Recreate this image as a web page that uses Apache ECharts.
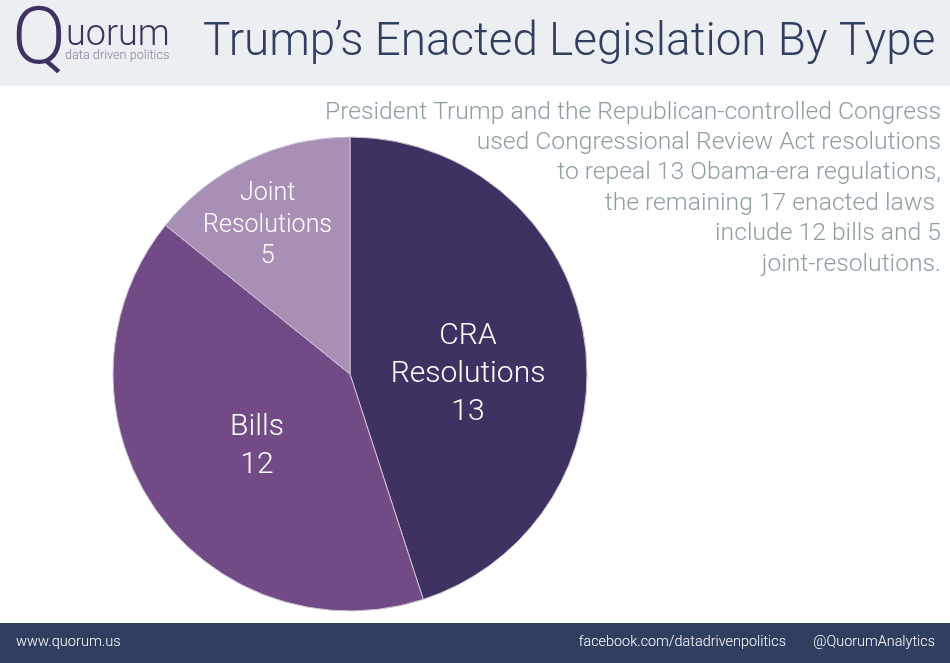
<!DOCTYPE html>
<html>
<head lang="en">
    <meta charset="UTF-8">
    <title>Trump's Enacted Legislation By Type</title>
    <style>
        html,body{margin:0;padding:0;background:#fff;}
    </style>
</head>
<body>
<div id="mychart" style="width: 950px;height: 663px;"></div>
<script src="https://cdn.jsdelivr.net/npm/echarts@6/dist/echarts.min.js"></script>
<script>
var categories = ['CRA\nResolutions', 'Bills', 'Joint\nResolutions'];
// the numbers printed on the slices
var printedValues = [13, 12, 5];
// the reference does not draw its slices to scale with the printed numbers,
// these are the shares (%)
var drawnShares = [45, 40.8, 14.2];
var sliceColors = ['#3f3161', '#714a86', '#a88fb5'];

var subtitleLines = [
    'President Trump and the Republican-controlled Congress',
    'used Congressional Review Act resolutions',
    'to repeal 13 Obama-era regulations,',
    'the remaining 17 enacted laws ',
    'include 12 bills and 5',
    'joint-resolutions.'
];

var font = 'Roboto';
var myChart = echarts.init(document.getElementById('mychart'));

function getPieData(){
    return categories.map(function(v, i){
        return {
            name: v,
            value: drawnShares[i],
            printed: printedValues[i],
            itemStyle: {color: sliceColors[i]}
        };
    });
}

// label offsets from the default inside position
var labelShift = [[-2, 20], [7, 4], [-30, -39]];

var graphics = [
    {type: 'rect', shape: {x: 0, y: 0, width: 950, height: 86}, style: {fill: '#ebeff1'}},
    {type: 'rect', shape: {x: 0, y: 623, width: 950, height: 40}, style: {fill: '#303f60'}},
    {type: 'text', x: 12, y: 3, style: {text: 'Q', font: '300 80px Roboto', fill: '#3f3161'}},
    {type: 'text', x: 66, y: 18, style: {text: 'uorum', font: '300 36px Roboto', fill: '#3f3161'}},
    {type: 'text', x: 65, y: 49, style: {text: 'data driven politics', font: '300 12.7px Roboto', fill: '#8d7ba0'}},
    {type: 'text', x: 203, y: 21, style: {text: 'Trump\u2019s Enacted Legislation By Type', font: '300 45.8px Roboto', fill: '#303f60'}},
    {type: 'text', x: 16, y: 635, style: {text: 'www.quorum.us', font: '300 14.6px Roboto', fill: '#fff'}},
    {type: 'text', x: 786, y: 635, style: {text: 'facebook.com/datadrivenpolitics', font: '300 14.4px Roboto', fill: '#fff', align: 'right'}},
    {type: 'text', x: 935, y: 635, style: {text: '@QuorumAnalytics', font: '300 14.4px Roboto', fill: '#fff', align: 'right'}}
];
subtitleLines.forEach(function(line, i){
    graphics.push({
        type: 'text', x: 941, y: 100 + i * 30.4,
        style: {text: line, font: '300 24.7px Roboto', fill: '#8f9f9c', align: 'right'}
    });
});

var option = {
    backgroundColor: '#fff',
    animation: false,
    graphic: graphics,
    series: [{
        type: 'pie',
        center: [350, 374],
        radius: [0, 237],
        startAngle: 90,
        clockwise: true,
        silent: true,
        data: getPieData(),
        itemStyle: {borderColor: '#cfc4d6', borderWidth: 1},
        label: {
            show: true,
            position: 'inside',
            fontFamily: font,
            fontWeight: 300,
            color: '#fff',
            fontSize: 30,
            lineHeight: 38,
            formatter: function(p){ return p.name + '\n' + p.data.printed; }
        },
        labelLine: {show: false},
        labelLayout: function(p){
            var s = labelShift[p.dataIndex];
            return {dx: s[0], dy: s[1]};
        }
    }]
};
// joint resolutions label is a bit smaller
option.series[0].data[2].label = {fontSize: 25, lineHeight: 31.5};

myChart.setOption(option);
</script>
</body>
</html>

WHAT YOU ARE ASKED TO DO:
Exclude the pictures, and transcribe all of the material exactly.

FULL RESPONSE:
Recreate this image as a web page that uses Apache ECharts.
<!DOCTYPE html>
<html>
<head lang="en">
    <meta charset="UTF-8">
    <title>Trump's Enacted Legislation By Type</title>
    <style>
        html,body{margin:0;padding:0;background:#fff;}
    </style>
</head>
<body>
<div id="mychart" style="width: 950px;height: 663px;"></div>
<script src="https://cdn.jsdelivr.net/npm/echarts@6/dist/echarts.min.js"></script>
<script>
var categories = ['CRA\nResolutions', 'Bills', 'Joint\nResolutions'];
// the numbers printed on the slices
var printedValues = [13, 12, 5];
// the reference does not draw its slices to scale with the printed numbers,
// these are the shares (%)
var drawnShares = [45, 40.8, 14.2];
var sliceColors = ['#3f3161', '#714a86', '#a88fb5'];

var subtitleLines = [
    'President Trump and the Republican-controlled Congress',
    'used Congressional Review Act resolutions',
    'to repeal 13 Obama-era regulations,',
    'the remaining 17 enacted laws ',
    'include 12 bills and 5',
    'joint-resolutions.'
];

var font = 'Roboto';
var myChart = echarts.init(document.getElementById('mychart'));

function getPieData(){
    return categories.map(function(v, i){
        return {
            name: v,
            value: drawnShares[i],
            printed: printedValues[i],
            itemStyle: {color: sliceColors[i]}
        };
    });
}

// label offsets from the default inside position
var labelShift = [[-2, 20], [7, 4], [-30, -39]];

var graphics = [
    {type: 'rect', shape: {x: 0, y: 0, width: 950, height: 86}, style: {fill: '#ebeff1'}},
    {type: 'rect', shape: {x: 0, y: 623, width: 950, height: 40}, style: {fill: '#303f60'}},
    {type: 'text', x: 12, y: 3, style: {text: 'Q', font: '300 80px Roboto', fill: '#3f3161'}},
    {type: 'text', x: 66, y: 18, style: {text: 'uorum', font: '300 36px Roboto', fill: '#3f3161'}},
    {type: 'text', x: 65, y: 49, style: {text: 'data driven politics', font: '300 12.7px Roboto', fill: '#8d7ba0'}},
    {type: 'text', x: 203, y: 21, style: {text: 'Trump\u2019s Enacted Legislation By Type', font: '300 45.8px Roboto', fill: '#303f60'}},
    {type: 'text', x: 16, y: 635, style: {text: 'www.quorum.us', font: '300 14.6px Roboto', fill: '#fff'}},
    {type: 'text', x: 786, y: 635, style: {text: 'facebook.com/datadrivenpolitics', font: '300 14.4px Roboto', fill: '#fff', align: 'right'}},
    {type: 'text', x: 935, y: 635, style: {text: '@QuorumAnalytics', font: '300 14.4px Roboto', fill: '#fff', align: 'right'}}
];
subtitleLines.forEach(function(line, i){
    graphics.push({
        type: 'text', x: 941, y: 100 + i * 30.4,
        style: {text: line, font: '300 24.7px Roboto', fill: '#8f9f9c', align: 'right'}
    });
});

var option = {
    backgroundColor: '#fff',
    animation: false,
    graphic: graphics,
    series: [{
        type: 'pie',
        center: [350, 374],
        radius: [0, 237],
        startAngle: 90,
        clockwise: true,
        silent: true,
        data: getPieData(),
        itemStyle: {borderColor: '#cfc4d6', borderWidth: 1},
        label: {
            show: true,
            position: 'inside',
            fontFamily: font,
            fontWeight: 300,
            color: '#fff',
            fontSize: 30,
            lineHeight: 38,
            formatter: function(p){ return p.name + '\n' + p.data.printed; }
        },
        labelLine: {show: false},
        labelLayout: function(p){
            var s = labelShift[p.dataIndex];
            return {dx: s[0], dy: s[1]};
        }
    }]
};
// joint resolutions label is a bit smaller
option.series[0].data[2].label = {fontSize: 25, lineHeight: 31.5};

myChart.setOption(option);
</script>
</body>
</html>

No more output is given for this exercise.